Parachuted-in chief executive faces difficult task in achieving underwriting profitability
Swiftcover racked up a £10.7m loss last year, presenting its new French boss Yves Masson (pictured) with another challenge in turning around the embattled business.
The 2011 loss, revealed in the accounts of Swiftcover Insurance Services, is a big fall from the £291,000 profit posted in 2010.
The firm sells and markets policies underwritten by AXA UK, taking a commission for its services, and made a gross profit of £52m (2010: £48m).
But it was pushed into the red by rising distribution costs of £29.3m (2010: £22.1m) and administrative expenses of £36m (2010: £25m) as it chased growth.
Swiftcover’s gross written premium rose 54% to £478.1m (2010: £308.6m) while policies grew to 1.2 million (2010: 829,377).
The loss at Swiftcover Insurance Services would not necessarily be a concern to AXA top brass if it was placing profitable business.
But AXA UK’s direct motor business, largely made up of Swiftcover business, had to cleanse its book. AXA UK as a whole reported a 2011 private motor combined ratio of 121%, 15 points off the market average.
An AXA UK spokesman said: “Swiftcover Insurance Services is operated in effect as a services company which houses certain costs associated with the running of both our direct businesses. It is not the same as, and does not reflect, the profitability of the insurance business of Swiftcover, which is reported as part of the established financial calendar.”
AXA UK also suffered a management overhaul as big names including personal lines chief executive Steve Hardy and underwriting director Craig Staniland headed for the door.

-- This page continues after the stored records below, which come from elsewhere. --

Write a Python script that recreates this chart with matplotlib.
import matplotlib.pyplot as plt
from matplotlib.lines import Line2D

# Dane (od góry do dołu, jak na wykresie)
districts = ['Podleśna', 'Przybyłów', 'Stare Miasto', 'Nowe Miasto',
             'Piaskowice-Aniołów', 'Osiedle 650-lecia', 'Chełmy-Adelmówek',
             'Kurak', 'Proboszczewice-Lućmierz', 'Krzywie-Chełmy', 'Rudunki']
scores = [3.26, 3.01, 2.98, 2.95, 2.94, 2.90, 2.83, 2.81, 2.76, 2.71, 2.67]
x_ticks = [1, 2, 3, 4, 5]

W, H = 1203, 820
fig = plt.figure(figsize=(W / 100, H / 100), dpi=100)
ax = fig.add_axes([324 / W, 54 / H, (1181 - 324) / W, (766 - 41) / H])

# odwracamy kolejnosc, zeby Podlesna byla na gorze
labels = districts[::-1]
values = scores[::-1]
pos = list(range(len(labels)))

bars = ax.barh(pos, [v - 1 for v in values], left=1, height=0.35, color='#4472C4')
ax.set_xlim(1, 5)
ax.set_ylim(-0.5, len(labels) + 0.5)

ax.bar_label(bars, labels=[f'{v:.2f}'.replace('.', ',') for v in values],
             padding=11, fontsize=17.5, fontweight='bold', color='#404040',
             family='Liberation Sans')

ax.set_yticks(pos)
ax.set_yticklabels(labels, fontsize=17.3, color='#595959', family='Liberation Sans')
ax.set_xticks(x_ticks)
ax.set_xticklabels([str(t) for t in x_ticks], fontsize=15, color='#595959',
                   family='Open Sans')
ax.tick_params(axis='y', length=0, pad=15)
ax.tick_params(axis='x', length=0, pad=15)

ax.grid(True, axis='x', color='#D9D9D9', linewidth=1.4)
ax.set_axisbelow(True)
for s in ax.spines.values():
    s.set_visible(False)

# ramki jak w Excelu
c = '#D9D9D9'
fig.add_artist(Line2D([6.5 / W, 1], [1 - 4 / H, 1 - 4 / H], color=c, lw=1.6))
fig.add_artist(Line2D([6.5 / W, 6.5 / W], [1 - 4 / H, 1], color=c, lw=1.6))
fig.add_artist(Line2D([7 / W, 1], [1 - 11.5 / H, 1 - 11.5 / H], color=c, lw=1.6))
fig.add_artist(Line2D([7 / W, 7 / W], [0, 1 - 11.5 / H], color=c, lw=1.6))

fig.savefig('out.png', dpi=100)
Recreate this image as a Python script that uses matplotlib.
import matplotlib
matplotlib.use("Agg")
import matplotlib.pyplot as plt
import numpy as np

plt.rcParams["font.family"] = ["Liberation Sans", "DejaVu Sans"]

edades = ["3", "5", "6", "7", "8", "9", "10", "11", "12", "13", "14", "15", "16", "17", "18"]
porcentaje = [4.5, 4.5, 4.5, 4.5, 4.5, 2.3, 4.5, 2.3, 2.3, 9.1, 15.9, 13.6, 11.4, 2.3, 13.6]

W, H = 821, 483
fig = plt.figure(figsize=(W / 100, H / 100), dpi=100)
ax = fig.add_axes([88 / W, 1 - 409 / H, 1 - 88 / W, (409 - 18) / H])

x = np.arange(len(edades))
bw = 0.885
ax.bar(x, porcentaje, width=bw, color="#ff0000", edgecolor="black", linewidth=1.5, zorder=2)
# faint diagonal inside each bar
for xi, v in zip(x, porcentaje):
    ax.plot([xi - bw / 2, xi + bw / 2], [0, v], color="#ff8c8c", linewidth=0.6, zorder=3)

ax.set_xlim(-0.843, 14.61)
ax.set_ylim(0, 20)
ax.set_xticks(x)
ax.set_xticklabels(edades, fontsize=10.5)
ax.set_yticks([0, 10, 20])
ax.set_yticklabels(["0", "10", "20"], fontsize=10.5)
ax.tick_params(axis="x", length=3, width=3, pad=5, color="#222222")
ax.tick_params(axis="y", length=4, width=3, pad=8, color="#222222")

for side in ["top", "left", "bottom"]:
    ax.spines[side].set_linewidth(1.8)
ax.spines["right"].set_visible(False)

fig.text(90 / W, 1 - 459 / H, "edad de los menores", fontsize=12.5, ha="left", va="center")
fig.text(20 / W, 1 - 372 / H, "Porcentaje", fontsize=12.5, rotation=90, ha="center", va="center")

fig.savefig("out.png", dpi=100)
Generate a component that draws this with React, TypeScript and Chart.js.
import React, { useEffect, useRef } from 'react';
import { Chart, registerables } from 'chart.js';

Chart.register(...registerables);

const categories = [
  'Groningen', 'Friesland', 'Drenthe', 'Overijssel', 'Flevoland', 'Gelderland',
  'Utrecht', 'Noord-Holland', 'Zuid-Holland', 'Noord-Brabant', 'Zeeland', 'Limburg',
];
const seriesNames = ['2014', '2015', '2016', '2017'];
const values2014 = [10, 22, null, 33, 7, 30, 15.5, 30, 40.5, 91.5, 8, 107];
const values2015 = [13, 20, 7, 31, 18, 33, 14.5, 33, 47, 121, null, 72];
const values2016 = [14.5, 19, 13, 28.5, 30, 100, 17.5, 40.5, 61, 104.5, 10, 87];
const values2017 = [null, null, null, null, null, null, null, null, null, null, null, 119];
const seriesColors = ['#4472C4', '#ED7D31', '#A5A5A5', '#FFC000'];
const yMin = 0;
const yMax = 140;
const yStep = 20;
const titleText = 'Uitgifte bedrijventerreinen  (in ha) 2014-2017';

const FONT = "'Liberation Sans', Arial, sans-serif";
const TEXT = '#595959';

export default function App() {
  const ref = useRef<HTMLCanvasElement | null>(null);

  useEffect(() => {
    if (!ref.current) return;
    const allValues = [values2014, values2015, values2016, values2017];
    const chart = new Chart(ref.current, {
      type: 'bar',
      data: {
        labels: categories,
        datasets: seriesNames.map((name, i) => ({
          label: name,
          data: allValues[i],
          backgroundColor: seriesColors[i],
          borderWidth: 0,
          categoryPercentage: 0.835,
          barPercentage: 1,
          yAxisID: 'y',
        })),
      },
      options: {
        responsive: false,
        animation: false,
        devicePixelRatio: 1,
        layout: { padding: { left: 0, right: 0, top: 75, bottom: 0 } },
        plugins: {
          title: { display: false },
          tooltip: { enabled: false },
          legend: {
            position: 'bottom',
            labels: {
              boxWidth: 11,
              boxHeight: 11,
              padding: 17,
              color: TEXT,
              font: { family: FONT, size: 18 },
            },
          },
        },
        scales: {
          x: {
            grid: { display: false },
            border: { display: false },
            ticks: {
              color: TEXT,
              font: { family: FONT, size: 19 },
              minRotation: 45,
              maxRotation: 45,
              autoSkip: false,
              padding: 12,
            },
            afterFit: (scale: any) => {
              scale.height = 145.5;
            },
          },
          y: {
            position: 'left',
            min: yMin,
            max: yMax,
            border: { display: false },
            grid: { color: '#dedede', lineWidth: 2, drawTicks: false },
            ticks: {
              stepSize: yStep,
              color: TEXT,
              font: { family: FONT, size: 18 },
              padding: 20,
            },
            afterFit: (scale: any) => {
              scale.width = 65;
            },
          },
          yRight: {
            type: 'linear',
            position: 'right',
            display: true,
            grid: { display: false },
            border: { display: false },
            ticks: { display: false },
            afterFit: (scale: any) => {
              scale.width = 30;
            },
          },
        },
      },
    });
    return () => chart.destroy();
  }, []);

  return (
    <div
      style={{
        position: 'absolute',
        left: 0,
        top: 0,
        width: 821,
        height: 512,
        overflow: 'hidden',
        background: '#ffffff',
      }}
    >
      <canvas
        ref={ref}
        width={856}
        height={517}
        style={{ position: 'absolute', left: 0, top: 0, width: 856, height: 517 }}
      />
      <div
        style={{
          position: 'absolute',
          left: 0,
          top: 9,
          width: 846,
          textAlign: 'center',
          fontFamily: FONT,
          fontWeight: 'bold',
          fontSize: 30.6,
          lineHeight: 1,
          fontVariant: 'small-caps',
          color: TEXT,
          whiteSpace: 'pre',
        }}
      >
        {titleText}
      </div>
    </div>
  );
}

Masson has been parachuted in as chief executive of personal direct and partnerships to stabilise the business. He faces a difficult task in achieving underwriting profitablity.
AXA’s direct motor arm failed to perform when industry-wide rates were hiked 30% between 2010 and 2011, and is attempting a turnaround as premium rises level off.
But Masson’s boss, AXA UK chief executive Paul Evans, is confident AXA is on track. At half-year results in August, he described the profitability of AXA’s direct motor business, and Swiftcover in particular, as “disappointing in recent years”.
But he added: “Actions were taken over the first quarter of 2012 to improve the risk profile of the direct motor portfolio, which temporarily depressed both new business and renewal retention levels as the changes were applied.”
We say …
● Yves Masson (pictured) has a wealth of experience dealing with motor in France, but the UK is one of the most competitive markets in the world. He’ll have to be a fast learner.
● Swiftcover was growing its business aggressively in the UK, and with such a poor combined ratio, you have to question its pricing and risk seletion in recent years. But if it can clear its prior years’ claims, the insurer can get back to profitablity.